DATASET SECTION
[Begin]

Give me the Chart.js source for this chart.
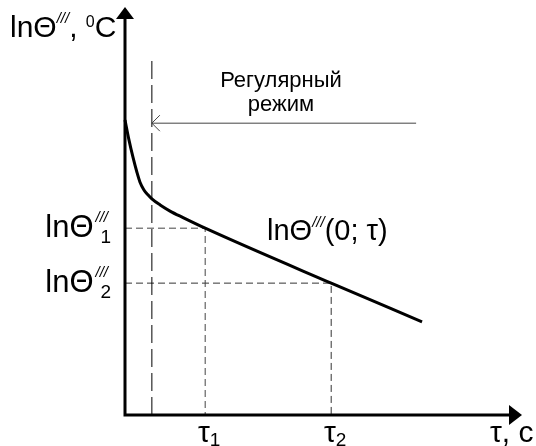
<!DOCTYPE html>
<html>
<head>
<meta charset="utf-8">
<script src="https://cdn.jsdelivr.net/npm/chart.js@4.4.1/dist/chart.umd.min.js"></script>
<style>
  html, body { margin: 0; padding: 0; background: #fff; }
  #wrap { width: 536px; height: 446px; position: relative; }
</style>
</head>
<body>
<div id="wrap"><canvas id="chart"></canvas></div>
<script>
// ln of temperature vs time, schematic (arbitrary units, axes without ticks)
const curveTau      = [0,    1.0,  2.0,  3.0,  3.8,  4.8,  5.8,  6.8,  8.9,  11.4, 14.7, 20.3, 52.2, 75.2];
const curveLnTheta  = [72.5, 67.6, 63.4, 59.7, 57.2, 55.3, 54.1, 53.1, 51.6, 50.1, 48.5, 45.9, 32.4, 22.9];

const regimeTau = 6.8;        // start of regular regime
const regimeTop = 87.7;
const arrowFrom = 73.7;       // arrow "Регулярный режим"
const arrowLevel = 71.7;

const tau1 = 20.3, lnTheta1 = 45.9;
const tau2 = 52.2, lnTheta2 = 32.4;

const FONT = '"Liberation Sans", Arial, sans-serif';

// draw text pieces one after another: {t, size, dy, italic, stack, dx}
function rich(ctx, parts, x, y, align) {
  let w = 0;
  parts.forEach(p => {
    ctx.font = (p.italic ? 'italic ' : '') + p.size + 'px ' + FONT;
    p.w = ctx.measureText(p.t).width;
    if (!p.stack) w += p.w;
  });
  let cx = align === 'right' ? x - w : align === 'center' ? x - w / 2 : x;
  let last = cx;
  parts.forEach(p => {
    ctx.font = (p.italic ? 'italic ' : '') + p.size + 'px ' + FONT;
    const px = (p.stack ? last : cx) + (p.dx || 0);
    ctx.fillText(p.t, px, y + (p.dy || 0));
    if (!p.stack) { last = cx; cx += p.w; }
  });
}

const annotations = {
  id: 'annotations',
  afterDatasetsDraw(chart) {
    const { ctx, scales: { x, y } } = chart;
    const x0 = x.getPixelForValue(0), y0 = y.getPixelForValue(0);
    ctx.save();
    ctx.fillStyle = '#000';
    ctx.strokeStyle = '#000';

    // axes
    ctx.lineWidth = 3;
    ctx.beginPath();
    ctx.moveTo(x0, y0 + 1.5); ctx.lineTo(x0, 16);
    ctx.moveTo(x0 - 1.5, y0); ctx.lineTo(512, y0);
    ctx.stroke();
    ctx.beginPath();
    ctx.moveTo(x0, 7); ctx.lineTo(x0 + 9, 19); ctx.lineTo(x0 - 9, 19); ctx.closePath();
    ctx.fill();
    ctx.beginPath();
    ctx.moveTo(522, y0); ctx.lineTo(509, y0 - 10); ctx.lineTo(509, y0 + 10); ctx.closePath();
    ctx.fill();

    // open arrowhead of the regime arrow
    const ax = x.getPixelForValue(regimeTau), ay = y.getPixelForValue(arrowLevel);
    ctx.strokeStyle = '#444';
    ctx.lineWidth = 1;
    ctx.beginPath();
    ctx.moveTo(ax + 8, ay - 8); ctx.lineTo(ax, ay); ctx.lineTo(ax + 8, ay + 8);
    ctx.stroke();

    ctx.textBaseline = 'alphabetic';
    // y axis title
    rich(ctx, [
      { t: 'lnΘ', size: 30 },
      { t: '///', size: 15, dy: -14, italic: true },
      { t: ', ', size: 30 },
      { t: '0', size: 16, dy: -10 },
      { t: 'C', size: 30 }
    ], 10, 37);

    // levels
    [[lnTheta1, '1'], [lnTheta2, '2']].forEach(([v, s]) => {
      const py = y.getPixelForValue(v) + 9;
      rich(ctx, [
        { t: 'lnΘ', size: 31 },
        { t: '///', size: 15, dy: -15, italic: true, dx: 2 },
        { t: s, size: 19, dy: 6, stack: true, dx: 7 }
      ], x0 - 19, py, 'right');
    });

    // tau labels
    [[tau1, '1'], [tau2, '2']].forEach(([v, s]) => {
      rich(ctx, [
        { t: 'τ', size: 30 },
        { t: s, size: 19, dy: 4 }
      ], x.getPixelForValue(v) + 4, y0 + 27, 'center');
    });
    rich(ctx, [{ t: 'τ, c', size: 30 }], 490, y0 + 27);

    // curve label
    rich(ctx, [
      { t: 'lnΘ', size: 29 },
      { t: '///', size: 15, dy: -13, italic: true },
      { t: '(0; τ)', size: 29 }
    ], 267, 240);

    // regime text
    ctx.font = '22px ' + FONT;
    ctx.textAlign = 'center';
    ctx.fillText('Регулярный', 281, 87);
    ctx.fillText('режим', 281, 111);
    ctx.restore();
  }
};

new Chart(document.getElementById('chart'), {
  type: 'line',
  data: {
    datasets: [
      {
        data: curveTau.map((t, i) => ({ x: t, y: curveLnTheta[i] })),
        borderColor: '#000',
        borderWidth: 3,
        cubicInterpolationMode: 'monotone',
      },
      {
        data: [{ x: regimeTau, y: 0 }, { x: regimeTau, y: regimeTop }],
        borderColor: '#000',
        borderWidth: 1,
        borderDash: [18, 6],
      },
      {
        data: [{ x: 0, y: lnTheta1 }, { x: tau1, y: lnTheta1 }, { x: tau1, y: 0 }],
        borderColor: '#444',
        borderWidth: 1,
        borderDash: [7, 4],
      },
      {
        data: [{ x: 0, y: lnTheta2 }, { x: tau2, y: lnTheta2 }, { x: tau2, y: 0 }],
        borderColor: '#333',
        borderWidth: 1,
        borderDash: [7, 4],
      },
      {
        data: [{ x: arrowFrom, y: arrowLevel }, { x: regimeTau, y: arrowLevel }],
        borderColor: '#444',
        borderWidth: 1,
      }
    ]
  },
  options: {
    responsive: true,
    maintainAspectRatio: false,
    animation: false,
    devicePixelRatio: 1,
    layout: { padding: { left: 125, right: 16, top: 8, bottom: 31 } },
    elements: { point: { radius: 0, hoverRadius: 0 }, line: { tension: 0 } },
    datasets: { line: { clip: false, fill: false } },
    plugins: { legend: { display: false }, tooltip: { enabled: false } },
    scales: {
      x: { type: 'linear', min: 0, max: 100, display: false },
      y: { type: 'linear', min: 0, max: 100, display: false }
    }
  },
  plugins: [annotations]
});
</script>
</body>
</html>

[End]

WHAT YOU ARE ASKED TO DO
Your copy of the data above should match it exactly, except that pictures are left out.

EXERCISE ANSWER
Give me the Chart.js source for this chart.
<!DOCTYPE html>
<html>
<head>
<meta charset="utf-8">
<script src="https://cdn.jsdelivr.net/npm/chart.js@4.4.1/dist/chart.umd.min.js"></script>
<style>
  html, body { margin: 0; padding: 0; background: #fff; }
  #wrap { width: 536px; height: 446px; position: relative; }
</style>
</head>
<body>
<div id="wrap"><canvas id="chart"></canvas></div>
<script>
// ln of temperature vs time, schematic (arbitrary units, axes without ticks)
const curveTau      = [0,    1.0,  2.0,  3.0,  3.8,  4.8,  5.8,  6.8,  8.9,  11.4, 14.7, 20.3, 52.2, 75.2];
const curveLnTheta  = [72.5, 67.6, 63.4, 59.7, 57.2, 55.3, 54.1, 53.1, 51.6, 50.1, 48.5, 45.9, 32.4, 22.9];

const regimeTau = 6.8;        // start of regular regime
const regimeTop = 87.7;
const arrowFrom = 73.7;       // arrow "Регулярный режим"
const arrowLevel = 71.7;

const tau1 = 20.3, lnTheta1 = 45.9;
const tau2 = 52.2, lnTheta2 = 32.4;

const FONT = '"Liberation Sans", Arial, sans-serif';

// draw text pieces one after another: {t, size, dy, italic, stack, dx}
function rich(ctx, parts, x, y, align) {
  let w = 0;
  parts.forEach(p => {
    ctx.font = (p.italic ? 'italic ' : '') + p.size + 'px ' + FONT;
    p.w = ctx.measureText(p.t).width;
    if (!p.stack) w += p.w;
  });
  let cx = align === 'right' ? x - w : align === 'center' ? x - w / 2 : x;
  let last = cx;
  parts.forEach(p => {
    ctx.font = (p.italic ? 'italic ' : '') + p.size + 'px ' + FONT;
    const px = (p.stack ? last : cx) + (p.dx || 0);
    ctx.fillText(p.t, px, y + (p.dy || 0));
    if (!p.stack) { last = cx; cx += p.w; }
  });
}

const annotations = {
  id: 'annotations',
  afterDatasetsDraw(chart) {
    const { ctx, scales: { x, y } } = chart;
    const x0 = x.getPixelForValue(0), y0 = y.getPixelForValue(0);
    ctx.save();
    ctx.fillStyle = '#000';
    ctx.strokeStyle = '#000';

    // axes
    ctx.lineWidth = 3;
    ctx.beginPath();
    ctx.moveTo(x0, y0 + 1.5); ctx.lineTo(x0, 16);
    ctx.moveTo(x0 - 1.5, y0); ctx.lineTo(512, y0);
    ctx.stroke();
    ctx.beginPath();
    ctx.moveTo(x0, 7); ctx.lineTo(x0 + 9, 19); ctx.lineTo(x0 - 9, 19); ctx.closePath();
    ctx.fill();
    ctx.beginPath();
    ctx.moveTo(522, y0); ctx.lineTo(509, y0 - 10); ctx.lineTo(509, y0 + 10); ctx.closePath();
    ctx.fill();

    // open arrowhead of the regime arrow
    const ax = x.getPixelForValue(regimeTau), ay = y.getPixelForValue(arrowLevel);
    ctx.strokeStyle = '#444';
    ctx.lineWidth = 1;
    ctx.beginPath();
    ctx.moveTo(ax + 8, ay - 8); ctx.lineTo(ax, ay); ctx.lineTo(ax + 8, ay + 8);
    ctx.stroke();

    ctx.textBaseline = 'alphabetic';
    // y axis title
    rich(ctx, [
      { t: 'lnΘ', size: 30 },
      { t: '///', size: 15, dy: -14, italic: true },
      { t: ', ', size: 30 },
      { t: '0', size: 16, dy: -10 },
      { t: 'C', size: 30 }
    ], 10, 37);

    // levels
    [[lnTheta1, '1'], [lnTheta2, '2']].forEach(([v, s]) => {
      const py = y.getPixelForValue(v) + 9;
      rich(ctx, [
        { t: 'lnΘ', size: 31 },
        { t: '///', size: 15, dy: -15, italic: true, dx: 2 },
        { t: s, size: 19, dy: 6, stack: true, dx: 7 }
      ], x0 - 19, py, 'right');
    });

    // tau labels
    [[tau1, '1'], [tau2, '2']].forEach(([v, s]) => {
      rich(ctx, [
        { t: 'τ', size: 30 },
        { t: s, size: 19, dy: 4 }
      ], x.getPixelForValue(v) + 4, y0 + 27, 'center');
    });
    rich(ctx, [{ t: 'τ, c', size: 30 }], 490, y0 + 27);

    // curve label
    rich(ctx, [
      { t: 'lnΘ', size: 29 },
      { t: '///', size: 15, dy: -13, italic: true },
      { t: '(0; τ)', size: 29 }
    ], 267, 240);

    // regime text
    ctx.font = '22px ' + FONT;
    ctx.textAlign = 'center';
    ctx.fillText('Регулярный', 281, 87);
    ctx.fillText('режим', 281, 111);
    ctx.restore();
  }
};

new Chart(document.getElementById('chart'), {
  type: 'line',
  data: {
    datasets: [
      {
        data: curveTau.map((t, i) => ({ x: t, y: curveLnTheta[i] })),
        borderColor: '#000',
        borderWidth: 3,
        cubicInterpolationMode: 'monotone',
      },
      {
        data: [{ x: regimeTau, y: 0 }, { x: regimeTau, y: regimeTop }],
        borderColor: '#000',
        borderWidth: 1,
        borderDash: [18, 6],
      },
      {
        data: [{ x: 0, y: lnTheta1 }, { x: tau1, y: lnTheta1 }, { x: tau1, y: 0 }],
        borderColor: '#444',
        borderWidth: 1,
        borderDash: [7, 4],
      },
      {
        data: [{ x: 0, y: lnTheta2 }, { x: tau2, y: lnTheta2 }, { x: tau2, y: 0 }],
        borderColor: '#333',
        borderWidth: 1,
        borderDash: [7, 4],
      },
      {
        data: [{ x: arrowFrom, y: arrowLevel }, { x: regimeTau, y: arrowLevel }],
        borderColor: '#444',
        borderWidth: 1,
      }
    ]
  },
  options: {
    responsive: true,
    maintainAspectRatio: false,
    animation: false,
    devicePixelRatio: 1,
    layout: { padding: { left: 125, right: 16, top: 8, bottom: 31 } },
    elements: { point: { radius: 0, hoverRadius: 0 }, line: { tension: 0 } },
    datasets: { line: { clip: false, fill: false } },
    plugins: { legend: { display: false }, tooltip: { enabled: false } },
    scales: {
      x: { type: 'linear', min: 0, max: 100, display: false },
      y: { type: 'linear', min: 0, max: 100, display: false }
    }
  },
  plugins: [annotations]
});
</script>
</body>
</html>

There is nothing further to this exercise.